One of my areas of particular interest is the art produced during the time of the Raj and I recognized that this portrait was by Johan Zoffany (1733-1810), a German artist who found favour at the court of George III and became an early member of the Royal Academy. In 1783, he travelled to Calcutta in search of riches to subsidise the extravagant lifestyle he had adopted after his London success. He spent six years in India and collected oriental armour, hookahs, costumes and weapons while he was there.

The Scott portrait was painted in Lucknow, during Zoffany’s two and a half years residence there. However, it appeared to be unknown to the academic establishment. It had not been included in the 2012 Royal Academy exhibition of Zoffany’s work, or in the extensive monograph by Mary Webster published in 2011. (Johan Zoffany 1733-1810, Yale, 2011).

Inquiries at the Livery Company revealed that they were aware of the authorship of the portrait. It had been donated in 1987 by the widow of a past Master who had been a direct descendant of the sitter. The portrait was examined by the organizers of the Zoffany exhibition. Two of them knew of the painting, from an old black and white photograph, but had believed it to be lost. They were intrigued by the sketchy quality of some of the background of the portrait, and suggested that Zoffany might have been in a hurry to complete it as Hastings left Lucknow, presumably with Scott, in August 1784, the year in which the portrait was thought to have been painted.

WHO IS JONATHAN SCOTT?

Jonathan Scott was born in Shrewsbury in March 1753. After his education at Repton and Shrewsbury, he sailed for India in March 1769. Upon his arrival in Calcutta he studied the language and history of India and by 1780 had become a Captain in the East India Company. Patronage was a crucial factor in the advancement of the officers of the Company and Scott was fortunate, when in 1783, Warren Hastings, the Governor General of India, appointed him to his staff as his Persian Secretary and Interpreter, responsible for communications with the native powers judged too diplomatically sensitive to be trusted to an Indian secretary. Hastings also valued Scott’s investigations into Mughal Indian history. Shortly after Scott’s appointment he and Hastings were involved in the foundation of the Asiatic Society of Bengal. They travelled to Oudh where Hastings hoped to settle many of the outstanding problems.
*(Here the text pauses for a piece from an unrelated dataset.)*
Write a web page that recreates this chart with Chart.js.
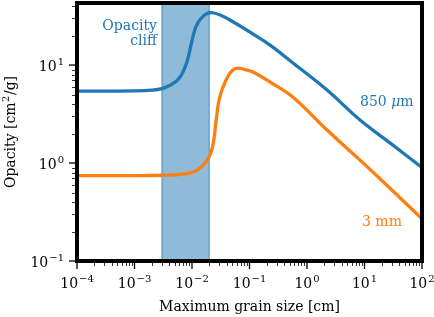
<!DOCTYPE html>
<html>
<head>
<meta charset="utf-8">
<script src="https://cdn.jsdelivr.net/npm/chart.js@4.4.0/dist/chart.umd.min.js"></script>
<style>
html, body { margin: 0; padding: 0; background: #fff; }
canvas { display: block; }
</style>
</head>
<body>
<canvas id="opacityChart" width="434" height="317"></canvas>
<script>
// Maximum grain size [cm] and opacity [cm^2/g].
const grainSize850 = [1e-4, 3e-4, 1e-3, 2e-3, 3e-3, 4.1e-3, 5.0e-3, 5.8e-3, 6.6e-3, 7.4e-3, 8.2e-3, 8.9e-3, 9.6e-3, 0.0105, 0.0115, 0.0129, 0.0148, 0.0174, 0.0204, 0.024, 0.0309, 0.0457, 0.102, 0.228, 0.571, 2.23, 8.36, 30, 100];
const opacity850 = [5.43, 5.43, 5.45, 5.55, 5.75, 6.2, 6.65, 7.2, 8.0, 9.2, 10.9, 13.0, 16.0, 20.0, 24.0, 27.5, 30.5, 33.1, 34.2, 34.0, 32.4, 28.8, 21.7, 16.0, 10.5, 5.56, 2.75, 1.55, 0.9];

const grainSize3mm = [1e-4, 1e-3, 3e-3, 7.08e-3, 0.01122, 0.0138, 0.0166, 0.0191, 0.0214, 0.0234, 0.0251, 0.0269, 0.0288, 0.0316, 0.0355, 0.0407, 0.0501, 0.0631, 0.0832, 0.115, 0.228, 0.571, 2.23, 8.36, 18.6, 100];
const opacity3mm = [0.745, 0.745, 0.75, 0.77, 0.82, 0.89, 0.99, 1.11, 1.29, 1.58, 2.14, 3.02, 4.07, 5.13, 6.17, 7.36, 8.81, 9.29, 9.0, 8.5, 6.7, 4.7, 2.17, 1.07, 0.69, 0.27];

// Opacity cliff band [cm].
const cliffBand = [3e-3, 2e-2];

// Tick exponents for the log axes.
const xTickExponents = [-4, -3, -2, -1, 0, 1, 2];
const yTickExponents = [-1, 0, 1];

const blue = '#1f77b4';
const orange = '#ff7f0e';
const serif = '"DejaVu Serif", serif';

function toPoints(xs, ys) {
    return xs.map((x, i) => ({ x: x, y: ys[i] }));
}

// Draw "10" with a raised exponent.
function drawPower(ctx, exp, x, baseline, align) {
    const base = '10';
    const sup = exp < 0 ? '\u2212' + (-exp) : String(exp);
    ctx.font = '14px ' + serif;
    const wb = ctx.measureText(base).width;
    ctx.font = '10px ' + serif;
    const ws = ctx.measureText(sup).width;
    const total = wb + 1 + ws;
    const left = align === 'center' ? x - total / 2 : x - total;
    ctx.textAlign = 'left';
    ctx.textBaseline = 'alphabetic';
    ctx.font = '14px ' + serif;
    ctx.fillText(base, left, baseline);
    ctx.font = '10px ' + serif;
    ctx.fillText(sup, left + wb + 1, baseline - 6);
}

const cliffPlugin = {
    id: 'cliffBand',
    beforeDatasetsDraw(chart) {
        const ctx = chart.ctx;
        const area = chart.chartArea;
        const x0 = chart.scales.x.getPixelForValue(cliffBand[0]);
        const x1 = chart.scales.x.getPixelForValue(cliffBand[1]);
        ctx.save();
        ctx.fillStyle = 'rgba(31, 119, 180, 0.5)';
        ctx.fillRect(x0, area.top, x1 - x0, area.bottom - area.top);
        ctx.strokeStyle = 'rgba(31, 119, 180, 0.5)';
        ctx.lineWidth = 1.5;
        ctx.strokeRect(x0, area.top, x1 - x0, area.bottom - area.top);
        ctx.restore();
    }
};

const axesPlugin = {
    id: 'axesFrame',
    afterDraw(chart) {
        const ctx = chart.ctx;
        const area = chart.chartArea;
        const xs = chart.scales.x;
        const ys = chart.scales.y;
        ctx.save();
        ctx.fillStyle = '#000';
        ctx.strokeStyle = '#000';

        // minor and major ticks
        ctx.lineWidth = 0.8;
        for (let n = -4; n < 2; n++) {
            for (let k = 2; k < 10; k++) {
                const px = Math.round(xs.getPixelForValue(k * Math.pow(10, n))) + 0.5;
                ctx.beginPath();
                ctx.moveTo(px, area.bottom);
                ctx.lineTo(px, area.bottom + 5);
                ctx.stroke();
            }
        }
        for (let n = -1; n < 2; n++) {
            for (let k = 2; k < 10; k++) {
                const v = k * Math.pow(10, n);
                if (v > ys.max) continue;
                const py = Math.round(ys.getPixelForValue(v)) + 0.5;
                ctx.beginPath();
                ctx.moveTo(area.left, py);
                ctx.lineTo(area.left - 5, py);
                ctx.stroke();
            }
        }
        ctx.lineWidth = 1.3;
        xTickExponents.forEach(e => {
            const px = xs.getPixelForValue(Math.pow(10, e));
            ctx.beginPath();
            ctx.moveTo(px, area.bottom);
            ctx.lineTo(px, area.bottom + 8);
            ctx.stroke();
            drawPower(ctx, e, px, 288, 'center');
        });
        yTickExponents.forEach(e => {
            const py = ys.getPixelForValue(Math.pow(10, e));
            ctx.beginPath();
            ctx.moveTo(area.left, py);
            ctx.lineTo(area.left - 8, py);
            ctx.stroke();
            drawPower(ctx, e, 64, py + 6, 'right');
        });

        // frame
        ctx.lineWidth = 4;
        ctx.strokeRect(area.left, area.top, area.right - area.left, area.bottom - area.top);

        // axis titles
        ctx.font = '14px ' + serif;
        ctx.textAlign = 'center';
        ctx.textBaseline = 'alphabetic';
        ctx.fillText('Maximum grain size [cm]', (area.left + area.right) / 2, 311);

        ctx.save();
        ctx.translate(15, (area.top + area.bottom) / 2);
        ctx.rotate(-Math.PI / 2);
        const t1 = 'Opacity [cm', t2 = '2', t3 = '/g]';
        ctx.font = '14px ' + serif;
        const w1 = ctx.measureText(t1).width, w3 = ctx.measureText(t3).width;
        ctx.font = '10px ' + serif;
        const w2 = ctx.measureText(t2).width;
        let left = -(w1 + w2 + w3 + 1) / 2;
        ctx.textAlign = 'left';
        ctx.font = '14px ' + serif;
        ctx.fillText(t1, left, 0);
        ctx.font = '10px ' + serif;
        ctx.fillText(t2, left + w1 + 0.5, -6);
        ctx.font = '14px ' + serif;
        ctx.fillText(t3, left + w1 + w2 + 1, 0);
        ctx.restore();

        // annotations
        ctx.fillStyle = blue;
        ctx.font = '14px ' + serif;
        ctx.textAlign = 'right';
        ctx.fillText('Opacity', 157, 30);
        ctx.fillText('cliff', 157, 45);

        ctx.textAlign = 'left';
        let x = 360;
        ctx.fillText('850 ', x, 106);
        x += ctx.measureText('850 ').width;
        ctx.font = 'italic 14px ' + serif;
        ctx.fillText('\u03bc', x, 106);
        x += ctx.measureText('\u03bc').width;
        ctx.font = '14px ' + serif;
        ctx.fillText('m', x, 106);

        ctx.fillStyle = orange;
        ctx.fillText('3 mm', 362, 226);
        ctx.restore();
    }
};

const chart = document.getElementById('opacityChart');
new Chart(chart, {
    type: 'line',
    data: {
        datasets: [{
            label: '850 \u03bcm',
            data: toPoints(grainSize850, opacity850),
            borderColor: blue,
            borderWidth: 3.3,
            pointRadius: 0,
            tension: 0.4,
            fill: false
        }, {
            label: '3 mm',
            data: toPoints(grainSize3mm, opacity3mm),
            borderColor: orange,
            borderWidth: 3.3,
            pointRadius: 0,
            tension: 0.4,
            fill: false
        }]
    },
    options: {
        responsive: false,
        animation: false,
        devicePixelRatio: 1,
        layout: {
            padding: { left: 77, right: 12, top: 3, bottom: 56 }
        },
        scales: {
            x: {
                type: 'logarithmic',
                min: 1e-4,
                max: 1e2,
                display: false
            },
            y: {
                type: 'logarithmic',
                min: 0.1,
                max: 43,
                display: false
            }
        },
        plugins: {
            legend: { display: false },
            tooltip: { enabled: false }
        }
    },
    plugins: [cliffPlugin, axesPlugin]
});
</script>
</body>
</html>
By 1785 the criticism of Hastings’ Governor Generalship by his enemies in the Council of the East India Company in England had grown to such an extent that his position was untenable, despite bringing much order to a chaotic and corrupt system during his eleven years at the helm. He sailed for home in February 1785, accompanied by Scott and a few others. In February 1788 Hastings was impeached by the High Court of Parliament for crimes and misdemeanours during his time in India. The trial lasted on and off for seven years, until in 1795 Hastings was acquitted on all the charges.

Meanwhile, Scott had settled in Shrewsbury, where he remained for the rest of his life. In 1786, he married his first cousin Anne Austin, daughter of the Reverend Daniel Austin and Anne Sandford of the Isle of Rossall. Their daughter Anna Dorothea was born in 1793. In 1802 Scott was appointed Professor of Oriental Languages at the Royal Military College, Marlow and subsequently at the East India College, Hailebury. Oxford University conferred on him an Honorary DCL in 1805, in recognition of his services to Oriental Literature, and Cambridge followed suit with an honorary LLD in 1808.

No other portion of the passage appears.